HUP questions whether the statistics on fixed-term employment are truly a benchmark for the success of an economy or the quality of a labor market. Namely, the least developed EU members, Bulgaria and Romania, are among the five countries with the lowest share of such contracts, while many more developed economies such as the Netherlands (22.9%), Spain (14.6%), France (13.6%), Finland (13.5%), Italy (12.9%), Sweden (12.7%), and even developmentally similar Poland (12.2%) have a higher share of fixed-term contracts than Croatia.

According to our findings, this indicates a greater supply of more flexible forms of employment and a growing number of those who find holding several part-time jobs more lucrative. It would be paradoxical to conclude that Bulgaria and Romania have better protection of workers’ rights, they state in their analyses.

Considering that Croatia has already achieved the second largest relative decline in the share of fixed-term contracts after Poland, with a drop of 10 percentage points from 2016 to 2023, and a significantly better score in relation to the goals from the National Recovery and Resilience Plan (NPOO), is it not time to consider a life adjustment of the current provisions of the fixed-term employment contract institute in the Labor Law, which includes limiting fixed-term contracts to a maximum of three consecutive contracts, HUP asks.

The goal of the Labor Law must be a higher employment rate

Legal restrictions should focus on isolated and rare cases where consecutive fixed-term contracts are excessively and unjustifiably used, rather than limiting all employers and workers who occasionally enter into fixed-term contracts due to the nature of the work (e.g., project occupations, professional services, tourism).

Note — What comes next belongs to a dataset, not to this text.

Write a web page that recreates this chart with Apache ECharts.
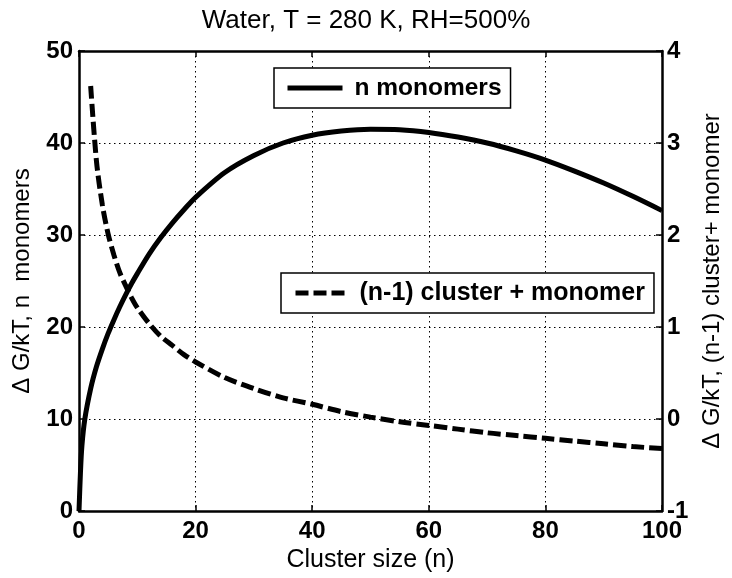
<!DOCTYPE html>
<html><head><meta charset="utf-8">
<script src="https://cdn.jsdelivr.net/npm/echarts@6/dist/echarts.min.js"></script>
<style>html,body{margin:0;padding:0;background:#fff}#c{width:732px;height:578px}</style>
</head><body><div id="c"></div>
<script>
const titleText = 'Water, T = 280 K, RH=500%';
const xName = 'Cluster size (n)';
const yLeftName = '\u0394 G/kT, n  monomers';
const yRightName = '\u0394 G/kT, (n-1) cluster+ monomer';
const seriesNames = ['n monomers', '(n-1) cluster + monomer'];

const xTicks = [0, 20, 40, 60, 80, 100];
const yLeftTicks = [0, 10, 20, 30, 40, 50];
const yRightTicks = [-1, 0, 1, 2, 3, 4];

// Solid curve: ΔG/kT of n monomers (left axis)
const nMono = [0, 0.25, 0.5, 1, 2, 3, 4, 5, 6, 7, 8, 9, 10, 12, 14, 16, 18, 20, 25, 30, 35, 40, 45, 50, 55, 60, 65, 70, 75, 80, 85, 90, 95, 100];
const gMono = [0, 4.2, 7.1, 10.0, 13.3, 15.7, 17.6, 19.3, 20.8, 22.2, 23.5, 24.7, 25.8, 27.9, 29.7, 31.3, 32.75, 34.1, 36.8, 38.65, 40.0, 40.85, 41.3, 41.5, 41.45, 41.15, 40.65, 40.0, 39.15, 38.15, 36.95, 35.65, 34.2, 32.65];

// Dashed curve: (n-1) cluster + monomer (right axis)
const nPair = [2, 3, 4, 5, 6, 7, 8, 9, 10, 12, 14, 16, 18, 20, 25, 30, 35, 40, 45, 50, 55, 60, 65, 70, 75, 80, 85, 90, 95, 100];
const gPair = [3.62, 2.80, 2.33, 2.01, 1.78, 1.59, 1.45, 1.32, 1.21, 1.04, 0.90, 0.80, 0.70, 0.62, 0.45, 0.33, 0.23, 0.16, 0.08, 0.02, -0.03, -0.07, -0.11, -0.15, -0.18, -0.21, -0.24, -0.27, -0.30, -0.32];

const F = 'Liberation Sans, Arial, Helvetica, sans-serif';
const axisLine = {show: true, onZero: false, lineStyle: {color: '#000', width: 2.5}};
const axisTick = {show: true, inside: true, length: 6, lineStyle: {color: '#000', width: 1.5}};
const tickLabel = {fontSize: 24, fontWeight: 'bold', fontFamily: F, color: '#000'};
const gridLine = {show: true, lineStyle: {color: '#000', width: 1, type: [1.5, 3.5]}};

const chart = echarts.init(document.getElementById('c'), null, {renderer: 'canvas'});
chart.setOption({
  animation: false,
  backgroundColor: '#fff',
  title: {text: titleText, left: 'center', top: 8, padding: 0,
    textStyle: {fontSize: 26, fontWeight: 'normal', fontFamily: F, color: '#000'}},
  grid: {left: 79, right: 62, top: 51, bottom: 62},
  legend: [
    {data: [seriesNames[0]], left: 274, top: 68, orient: 'horizontal', selectedMode: false,
     itemWidth: 55, itemHeight: 14, padding: [7, 9, 7, 11],
     borderColor: '#000', borderWidth: 1.5, backgroundColor: '#fff',
     lineStyle: {width: 5}, itemStyle: {opacity: 0},
     textStyle: {fontSize: 24.5, fontWeight: 'bold', fontFamily: F, color: '#000', lineHeight: 26, padding: [0, 0, 0, 7]}},
    {data: [seriesNames[1]], left: 281, top: 273, orient: 'horizontal', selectedMode: false,
     itemWidth: 49, itemHeight: 14, padding: [7, 9, 7, 12],
     borderColor: '#000', borderWidth: 1.5, backgroundColor: '#fff',
     lineStyle: {width: 5}, itemStyle: {opacity: 0},
     textStyle: {fontSize: 25, fontWeight: 'bold', fontFamily: F, color: '#000', lineHeight: 26, padding: [0, 0, 0, 10]}}
  ],
  xAxis: [
    {type: 'value', position: 'bottom', min: xTicks[0], max: xTicks[xTicks.length - 1], interval: xTicks[1] - xTicks[0],
     axisLine, axisTick, axisLabel: Object.assign({margin: 8}, tickLabel), splitLine: gridLine,
     name: xName, nameLocation: 'middle', nameGap: 37,
     nameTextStyle: {fontSize: 25, fontFamily: F, color: '#000'}},
    {type: 'value', position: 'top', min: xTicks[0], max: xTicks[xTicks.length - 1], interval: xTicks[1] - xTicks[0],
     axisLine, axisTick, axisLabel: {show: false}, splitLine: {show: false}}
  ],
  yAxis: [
    {type: 'value', position: 'left', min: yLeftTicks[0], max: yLeftTicks[yLeftTicks.length - 1], interval: yLeftTicks[1] - yLeftTicks[0],
     axisLine, axisTick, axisLabel: Object.assign({margin: 6}, tickLabel), splitLine: gridLine,
     name: yLeftName, nameLocation: 'middle', nameGap: 45,
     nameTextStyle: {fontSize: 24, fontFamily: F, color: '#000'}},
    {type: 'value', position: 'right', min: yRightTicks[0], max: yRightTicks[yRightTicks.length - 1], interval: yRightTicks[1] - yRightTicks[0],
     axisLine, axisTick, axisLabel: Object.assign({margin: 5}, tickLabel), splitLine: {show: false},
     name: yRightName, nameLocation: 'middle', nameGap: 38,
     nameTextStyle: {fontSize: 24, fontFamily: F, color: '#000'}}
  ],
  series: [
    {name: seriesNames[0], type: 'line', xAxisIndex: 0, yAxisIndex: 0, symbol: 'none', showSymbol: false,
     smooth: 0.3,
     data: nMono.map((n, i) => [n, gMono[i]]),
     lineStyle: {color: '#000', width: 5}, itemStyle: {color: '#000'}, z: 3},
    {name: seriesNames[1], type: 'line', xAxisIndex: 0, yAxisIndex: 1, symbol: 'none', showSymbol: false,
     smooth: 0.3,
     data: nPair.map((n, i) => [n, gPair[i]]),
     lineStyle: {color: '#000', width: 5, type: [13, 5]}, itemStyle: {color: '#000'}, z: 3}
  ]
});
</script></body></html>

We believe that the inclusion of ‘objective reasons’ in all fixed-term employment contracts is an excessive limitation and that at least the first fixed-term contracts should be exempt from such obligations. Moreover, the legislator does not specify who is authorized to interpret ‘objective reasons’ except for courts in case of disputes, which poses an unacceptable legal risk, HUP writes in its weekly analyses.

HUP has also proposed that exceptions to the duration of fixed-term employment contracts be extended to all projects, including those financed from private sources, not just those co-financed from EU funds. Private business investments strengthen the competitiveness of companies, and according to the share of business investments, Croatia has deviated in recent years both in relation to the EU-27 average and in relation to the average of structurally similar economies in the CEE region. Ignoring this proposal is in conflict with the state-proclaimed encouragement of private investments with incentives for such projects defined by the Investment Promotion Act, and it leads to discrimination against investment projects based on the source of financing.

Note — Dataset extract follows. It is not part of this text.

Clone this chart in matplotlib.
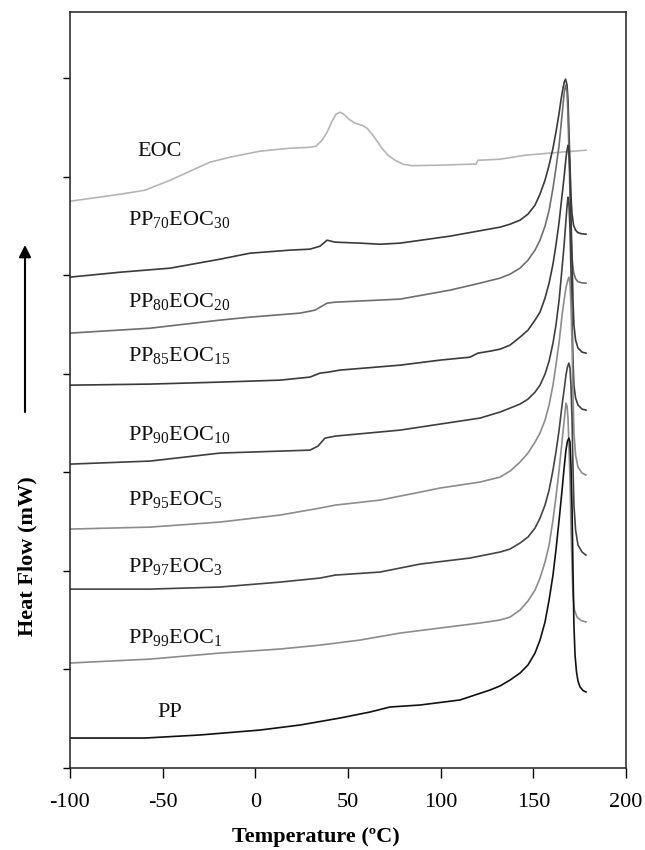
import matplotlib
matplotlib.use("Agg")
import matplotlib.pyplot as plt

plt.rcParams['font.family'] = ['Liberation Serif', 'DejaVu Serif']
plt.rcParams['mathtext.fontset'] = 'custom'
plt.rcParams['mathtext.rm'] = 'Liberation Serif'
plt.rcParams['mathtext.default'] = 'rm'
plt.rcParams['axes.unicode_minus'] = False

# DSC heating scans, curves shifted vertically (arbitrary heat flow units)
t_eoc = [-100, -73.0, -59.5, -46.0, -24.5, -13.7, 2.5, 18.7, 29.5,
         32.7, 36.0, 38.7, 41.4, 43.5, 45.7, 47.8, 50.5, 53.8, 57.6,
         60.3, 63.0, 65.7, 68.3, 71.6, 75.4, 79.7, 84.5,
         99.6, 115.8, 119.1, 120.1, 132.0, 145.5, 164.4, 178.4]
hf_eoc = [5.750, 5.821, 5.862, 5.963, 6.146, 6.197, 6.258, 6.288, 6.298,
          6.308, 6.369, 6.450, 6.562, 6.633, 6.653, 6.633, 6.582, 6.542, 6.521,
          6.491, 6.430, 6.359, 6.288, 6.217, 6.166, 6.126, 6.111,
          6.116, 6.126, 6.126, 6.166, 6.176, 6.217, 6.247, 6.268]

t_pp70 = [-100, -73.0, -46.0, -19.1, -2.9, 18.7, 29.5, 34.9, 38.7, 43.0, 56.5, 67.3, 78.1, 105.0,
          132.0, 137.4, 142.8, 147.1, 150.9, 153.6, 156.3, 158.5, 160.6, 162.2, 163.9, 164.9, 166.0, 166.8, 167.4,
          168.2, 168.7, 169.2, 169.8, 170.3, 170.9, 171.7, 172.8, 174.1, 176.3, 178.4]
hf_pp70 = [4.980, 5.030, 5.071, 5.162, 5.223, 5.254, 5.264, 5.294, 5.355, 5.335, 5.325, 5.314, 5.325, 5.396,
           5.487, 5.517, 5.558, 5.619, 5.710, 5.822, 5.963, 6.116, 6.288, 6.450, 6.643, 6.775, 6.897, 6.968, 6.988,
           6.927, 6.775, 6.471, 6.116, 5.801, 5.619, 5.507, 5.456, 5.431, 5.419, 5.416]

t_pp80 = [-100, -56.8, -19.1, -2.9, 24.1, 32.2, 38.7, 43.0, 78.1, 105.0, 121.2,
          132.0, 137.4, 142.8, 147.1, 150.9, 153.6, 156.3, 158.5, 160.6, 162.2, 163.9, 164.9, 166.0, 166.8, 167.4,
          168.2, 168.7, 169.2, 169.8, 170.3, 170.9, 171.7, 172.8, 174.1, 176.3, 178.4]
hf_pp80 = [4.412, 4.462, 4.544, 4.574, 4.615, 4.645, 4.716, 4.726, 4.757, 4.848, 4.919,
           4.970, 5.010, 5.071, 5.152, 5.254, 5.355, 5.497, 5.659, 5.882, 6.085, 6.318, 6.511, 6.724, 6.876, 6.927,
           6.856, 6.623, 6.268, 5.811, 5.406, 5.172, 5.030, 4.964, 4.934, 4.922, 4.919]

t_pp85 = [-100, -56.8, -19.1, 13.3, 29.5, 34.9, 39.2, 45.7, 78.1, 99.6, 115.8, 120.1, 126.6,
          132.0, 137.4, 142.8, 147.1, 150.9, 153.6, 156.3, 158.5, 160.6, 162.2, 163.9, 165.5, 166.6, 167.6, 168.2, 168.7,
          169.2, 169.8, 170.3, 170.9, 171.4, 171.9, 172.8, 174.1, 176.3, 178.4]
hf_pp85 = [3.884, 3.895, 3.915, 3.935, 3.966, 4.006, 4.016, 4.037, 4.087, 4.138, 4.168, 4.209, 4.229,
           4.249, 4.290, 4.371, 4.442, 4.544, 4.625, 4.767, 4.919, 5.112, 5.304, 5.538, 5.811, 5.994, 6.187, 6.268, 6.318,
           6.268, 6.014, 5.609, 5.152, 4.746, 4.493, 4.341, 4.260, 4.219, 4.209]

t_pp90 = [-100, -56.8, -19.1, -2.9, 29.5, 33.8, 37.6, 43.0, 78.1, 99.6,
          121.2, 132.0, 137.4, 142.8, 147.1, 150.9, 153.6, 156.3, 158.5, 160.6, 162.2, 163.9, 165.5, 166.6, 167.6, 168.2, 168.7,
          169.2, 169.8, 170.3, 170.9, 171.4, 171.9, 172.8, 174.1, 176.3, 178.4]
hf_pp90 = [3.083, 3.114, 3.195, 3.205, 3.225, 3.266, 3.347, 3.367, 3.428, 3.489,
           3.550, 3.611, 3.651, 3.692, 3.742, 3.813, 3.884, 3.996, 4.128, 4.310, 4.493, 4.746, 5.071, 5.304, 5.558, 5.700, 5.791,
           5.730, 5.456, 5.051, 4.544, 4.138, 3.884, 3.753, 3.682, 3.641, 3.631]

t_pp95 = [-100, -56.8, -19.1, 13.3, 34.9, 43.0, 67.3, 88.9, 99.6,
          121.2, 132.0, 137.4, 142.8, 147.1, 150.9, 153.6, 156.3, 158.5, 160.6, 162.2, 163.9, 165.5, 166.6, 167.6, 168.4, 169.2,
          169.8, 170.3, 170.9, 171.4, 171.9, 172.8, 174.1, 176.3, 178.4]
hf_pp95 = [2.424, 2.444, 2.495, 2.566, 2.637, 2.667, 2.718, 2.799, 2.840,
           2.901, 2.951, 3.012, 3.103, 3.195, 3.306, 3.398, 3.529, 3.682, 3.884, 4.087, 4.320, 4.594, 4.746, 4.868, 4.939, 4.980,
           4.909, 4.696, 4.290, 3.783, 3.408, 3.174, 3.053, 2.992, 2.972]

t_pp97 = [-100, -56.8, -19.1, 13.3, 34.9, 43.0, 67.3, 88.9,
          115.8, 132.0, 137.4, 142.8, 147.1, 150.9, 153.6, 156.3, 158.5, 160.6, 162.2, 163.9, 165.5, 166.6, 167.6, 168.4, 169.2,
          169.8, 170.3, 170.9, 171.4, 171.9, 172.8, 174.1, 176.3, 178.4]
hf_pp97 = [1.815, 1.815, 1.836, 1.886, 1.927, 1.957, 1.988, 2.069,
           2.130, 2.191, 2.221, 2.282, 2.343, 2.434, 2.535, 2.667, 2.819, 3.022, 3.205, 3.428, 3.682, 3.834, 3.986, 4.067, 4.108,
           4.057, 3.884, 3.529, 3.043, 2.667, 2.414, 2.262, 2.191, 2.160]

t_pp99 = [-100, -56.8, -19.1, 13.3, 34.9, 56.5, 78.1, 99.6,
          121.2, 132.0, 137.4, 142.8, 147.1, 150.9, 153.6, 156.3, 158.5, 160.6, 162.2, 163.9, 164.9, 166.0, 166.8, 167.6,
          168.2, 168.7, 169.2, 169.8, 170.3, 170.9, 171.4, 172.2, 173.6, 175.7, 178.4]
hf_pp99 = [1.065, 1.105, 1.166, 1.207, 1.247, 1.298, 1.369, 1.420,
           1.471, 1.501, 1.531, 1.602, 1.694, 1.805, 1.927, 2.089, 2.262, 2.515, 2.748, 3.022, 3.205, 3.408, 3.550, 3.702,
           3.671, 3.550, 3.276, 2.921, 2.465, 2.028, 1.755, 1.602, 1.531, 1.496, 1.481]

t_pp = [-100, -59.5, -29.9, 2.5, 24.1, 45.7, 61.9, 72.7, 88.9, 110.4, 126.6,
        132.0, 137.4, 142.8, 147.1, 150.9, 153.6, 156.3, 158.5, 160.6, 162.2, 163.9, 165.5, 166.6, 167.6, 168.4, 169.2,
        169.8, 170.3, 170.9, 171.4, 171.9, 172.5, 173.3, 174.1, 175.2, 176.8, 178.4]
hf_pp = [0.304, 0.304, 0.335, 0.385, 0.436, 0.507, 0.568, 0.619, 0.639, 0.690, 0.791,
         0.832, 0.892, 0.963, 1.045, 1.166, 1.298, 1.481, 1.704, 1.957, 2.211, 2.515, 2.819, 3.043, 3.225, 3.316, 3.347,
         3.306, 3.073, 2.617, 2.008, 1.450, 1.146, 0.974, 0.882, 0.822, 0.786, 0.771]

curves = [
    (t_eoc, hf_eoc, '#b5b5b5', 'EOC', -51.4, 6.25, 'center'),
    (t_pp70, hf_pp70, '#3a3a3a', r'PP$_{70}$EOC$_{30}$', -68.7, 5.56, 'left'),
    (t_pp80, hf_pp80, '#6e6e6e', r'PP$_{80}$EOC$_{20}$', -68.7, 4.73, 'left'),
    (t_pp85, hf_pp85, '#3a3a3a', r'PP$_{85}$EOC$_{15}$', -68.7, 4.19, 'left'),
    (t_pp90, hf_pp90, '#3f3f3f', r'PP$_{90}$EOC$_{10}$', -68.7, 3.38, 'left'),
    (t_pp95, hf_pp95, '#8c8c8c', r'PP$_{95}$EOC$_{5}$', -68.7, 2.72, 'left'),
    (t_pp97, hf_pp97, '#444444', r'PP$_{97}$EOC$_{3}$', -68.7, 2.04, 'left'),
    (t_pp99, hf_pp99, '#8c8c8c', r'PP$_{99}$EOC$_{1}$', -68.7, 1.32, 'left'),
    (t_pp, hf_pp, '#111111', 'PP', -46.0, 0.56, 'center'),
]

fig = plt.figure(figsize=(6.45, 8.5), dpi=100)
ax = fig.add_axes([70 / 645, 82 / 850, 556 / 645, 756 / 850])

for t, hf, col, name, lx, ly, ha in curves:
    ax.plot(t, hf, color=col, lw=1.2, solid_joinstyle='round')
    ax.text(lx, ly, name, ha=ha, va='center', fontsize=16, color='#111111')

ax.set_xlim(-100, 200)
ax.set_ylim(0, 7.67)
ax.set_xticks(range(-100, 201, 50))
ax.set_yticks(range(0, 8))
ax.set_yticklabels([])
ax.tick_params(axis='x', direction='out', length=7, width=1, pad=11, labelsize=16)
ax.tick_params(axis='y', direction='out', length=5, width=1)
for s in ax.spines.values():
    s.set_linewidth(1.1)
    s.set_color('#222222')

fig.text(316 / 645, 1 - 837 / 850, 'Temperature (ºC)', ha='center', va='center',
         fontsize=16, fontweight='bold')
fig.text(27 / 645, 1 - 556 / 850, 'Heat Flow (mW)', ha='center', va='center',
         rotation=90, fontsize=16, fontweight='bold')

# arrow showing the direction of increasing heat flow
ax.annotate('', xy=(25, 850 - 245), xytext=(25, 850 - 412),
            xycoords='figure pixels', textcoords='figure pixels',
            arrowprops=dict(arrowstyle='-|>', mutation_scale=18, lw=1.5, color='black',
                            shrinkA=0, shrinkB=0))

fig.savefig('out.png', dpi=100)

– Given the objective risk of slowing productivity growth following the withdrawal of EU funds (2.9 billion euros or 53 percent withdrawn from the total grant envelope of 5.5 billion euros) from 2025 onwards, especially from 2027, and the expected faster growth of unit labor costs compared to the EU in the coming years, the focus of economic policy makers must be on enhancing the attractiveness of our economy for private investments, say the Croatian Employers’ Association.

In their statement, they add that they advocate for a modern Labor Law aimed at protecting workers (i.e., strengthening employment opportunities and chances) rather than job security, promoting flexible forms of employment, simpler regulations, and the abolition of protective clauses. The ultimate goal must be to increase the employment rate. Indeed, despite a decade of growth during which the employment rate rose to 70.7% in 2023, we have been surpassed by Spain, and only Romania, Greece, and Italy have a lower employment rate in the EU than Croatia.

Considering the increase in the employment rate of 13.5 percentage points from 2013 to 2023, an increase of 4 percentage points to the EU average is likely not uncertain, but the next increase in the employment rate of 12 percentage points to the level of the TOP 5 EU members (an average of 82.3% in 2023) will require the implementation of best practices for labor market flexibility along with aligning educational curricula with labor market needs (especially in new ‘industries’) and targeted immigration, they conclude.